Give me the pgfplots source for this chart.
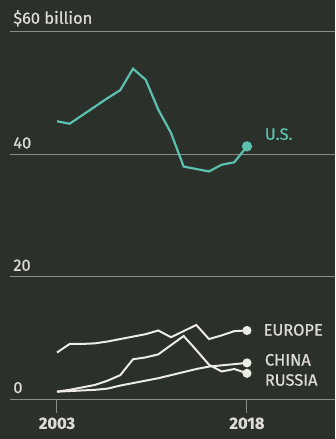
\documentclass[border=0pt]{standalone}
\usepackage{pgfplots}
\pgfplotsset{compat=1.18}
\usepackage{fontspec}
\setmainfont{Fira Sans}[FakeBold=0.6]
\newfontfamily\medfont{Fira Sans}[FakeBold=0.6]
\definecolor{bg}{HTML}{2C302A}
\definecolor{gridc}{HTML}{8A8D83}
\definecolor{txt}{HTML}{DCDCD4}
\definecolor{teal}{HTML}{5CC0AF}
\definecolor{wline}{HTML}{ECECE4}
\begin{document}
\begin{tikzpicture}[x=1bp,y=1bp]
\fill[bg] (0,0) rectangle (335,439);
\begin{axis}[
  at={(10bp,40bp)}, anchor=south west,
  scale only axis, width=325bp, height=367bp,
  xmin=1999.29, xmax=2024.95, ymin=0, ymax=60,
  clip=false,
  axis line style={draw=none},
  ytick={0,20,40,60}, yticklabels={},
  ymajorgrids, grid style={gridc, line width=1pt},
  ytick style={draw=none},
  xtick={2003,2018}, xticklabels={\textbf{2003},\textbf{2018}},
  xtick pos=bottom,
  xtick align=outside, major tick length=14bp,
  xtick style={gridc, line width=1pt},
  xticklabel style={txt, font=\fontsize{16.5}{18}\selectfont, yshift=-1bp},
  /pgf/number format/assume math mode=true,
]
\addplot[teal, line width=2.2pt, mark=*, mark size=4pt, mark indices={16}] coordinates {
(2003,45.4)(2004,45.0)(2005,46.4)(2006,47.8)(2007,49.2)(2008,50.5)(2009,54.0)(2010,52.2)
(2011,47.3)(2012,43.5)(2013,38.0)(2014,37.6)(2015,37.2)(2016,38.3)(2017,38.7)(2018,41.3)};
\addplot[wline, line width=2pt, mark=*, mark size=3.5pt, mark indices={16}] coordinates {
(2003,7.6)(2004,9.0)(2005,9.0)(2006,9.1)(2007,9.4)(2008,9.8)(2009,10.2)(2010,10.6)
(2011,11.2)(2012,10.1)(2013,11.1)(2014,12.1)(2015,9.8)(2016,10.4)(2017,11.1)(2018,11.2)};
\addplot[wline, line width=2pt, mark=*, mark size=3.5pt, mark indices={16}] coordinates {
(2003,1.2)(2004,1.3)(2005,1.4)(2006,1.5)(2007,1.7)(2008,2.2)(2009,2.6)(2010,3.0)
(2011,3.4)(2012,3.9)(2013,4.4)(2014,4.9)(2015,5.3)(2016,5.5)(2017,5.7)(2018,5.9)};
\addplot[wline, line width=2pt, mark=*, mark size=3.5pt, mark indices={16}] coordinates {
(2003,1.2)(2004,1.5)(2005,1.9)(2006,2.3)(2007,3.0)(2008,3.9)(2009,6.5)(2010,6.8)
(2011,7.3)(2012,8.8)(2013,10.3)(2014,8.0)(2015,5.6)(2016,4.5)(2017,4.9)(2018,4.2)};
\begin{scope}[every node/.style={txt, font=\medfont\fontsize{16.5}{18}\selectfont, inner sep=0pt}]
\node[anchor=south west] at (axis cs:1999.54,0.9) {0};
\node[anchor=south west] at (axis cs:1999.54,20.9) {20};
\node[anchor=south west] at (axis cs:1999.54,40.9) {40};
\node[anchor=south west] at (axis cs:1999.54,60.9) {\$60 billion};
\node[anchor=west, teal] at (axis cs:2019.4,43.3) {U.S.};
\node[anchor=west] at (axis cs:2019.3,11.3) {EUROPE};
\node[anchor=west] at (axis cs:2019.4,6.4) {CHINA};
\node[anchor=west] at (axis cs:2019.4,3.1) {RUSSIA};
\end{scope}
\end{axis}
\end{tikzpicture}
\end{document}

————————

**Aim**:
From start to finish, output the listing exactly, but omit its pictures.

**Task answer**:
Give me the pgfplots source for this chart.
\documentclass[border=0pt]{standalone}
\usepackage{pgfplots}
\pgfplotsset{compat=1.18}
\usepackage{fontspec}
\setmainfont{Fira Sans}[FakeBold=0.6]
\newfontfamily\medfont{Fira Sans}[FakeBold=0.6]
\definecolor{bg}{HTML}{2C302A}
\definecolor{gridc}{HTML}{8A8D83}
\definecolor{txt}{HTML}{DCDCD4}
\definecolor{teal}{HTML}{5CC0AF}
\definecolor{wline}{HTML}{ECECE4}
\begin{document}
\begin{tikzpicture}[x=1bp,y=1bp]
\fill[bg] (0,0) rectangle (335,439);
\begin{axis}[
  at={(10bp,40bp)}, anchor=south west,
  scale only axis, width=325bp, height=367bp,
  xmin=1999.29, xmax=2024.95, ymin=0, ymax=60,
  clip=false,
  axis line style={draw=none},
  ytick={0,20,40,60}, yticklabels={},
  ymajorgrids, grid style={gridc, line width=1pt},
  ytick style={draw=none},
  xtick={2003,2018}, xticklabels={\textbf{2003},\textbf{2018}},
  xtick pos=bottom,
  xtick align=outside, major tick length=14bp,
  xtick style={gridc, line width=1pt},
  xticklabel style={txt, font=\fontsize{16.5}{18}\selectfont, yshift=-1bp},
  /pgf/number format/assume math mode=true,
]
\addplot[teal, line width=2.2pt, mark=*, mark size=4pt, mark indices={16}] coordinates {
(2003,45.4)(2004,45.0)(2005,46.4)(2006,47.8)(2007,49.2)(2008,50.5)(2009,54.0)(2010,52.2)
(2011,47.3)(2012,43.5)(2013,38.0)(2014,37.6)(2015,37.2)(2016,38.3)(2017,38.7)(2018,41.3)};
\addplot[wline, line width=2pt, mark=*, mark size=3.5pt, mark indices={16}] coordinates {
(2003,7.6)(2004,9.0)(2005,9.0)(2006,9.1)(2007,9.4)(2008,9.8)(2009,10.2)(2010,10.6)
(2011,11.2)(2012,10.1)(2013,11.1)(2014,12.1)(2015,9.8)(2016,10.4)(2017,11.1)(2018,11.2)};
\addplot[wline, line width=2pt, mark=*, mark size=3.5pt, mark indices={16}] coordinates {
(2003,1.2)(2004,1.3)(2005,1.4)(2006,1.5)(2007,1.7)(2008,2.2)(2009,2.6)(2010,3.0)
(2011,3.4)(2012,3.9)(2013,4.4)(2014,4.9)(2015,5.3)(2016,5.5)(2017,5.7)(2018,5.9)};
\addplot[wline, line width=2pt, mark=*, mark size=3.5pt, mark indices={16}] coordinates {
(2003,1.2)(2004,1.5)(2005,1.9)(2006,2.3)(2007,3.0)(2008,3.9)(2009,6.5)(2010,6.8)
(2011,7.3)(2012,8.8)(2013,10.3)(2014,8.0)(2015,5.6)(2016,4.5)(2017,4.9)(2018,4.2)};
\begin{scope}[every node/.style={txt, font=\medfont\fontsize{16.5}{18}\selectfont, inner sep=0pt}]
\node[anchor=south west] at (axis cs:1999.54,0.9) {0};
\node[anchor=south west] at (axis cs:1999.54,20.9) {20};
\node[anchor=south west] at (axis cs:1999.54,40.9) {40};
\node[anchor=south west] at (axis cs:1999.54,60.9) {\$60 billion};
\node[anchor=west, teal] at (axis cs:2019.4,43.3) {U.S.};
\node[anchor=west] at (axis cs:2019.3,11.3) {EUROPE};
\node[anchor=west] at (axis cs:2019.4,6.4) {CHINA};
\node[anchor=west] at (axis cs:2019.4,3.1) {RUSSIA};
\end{scope}
\end{axis}
\end{tikzpicture}
\end{document}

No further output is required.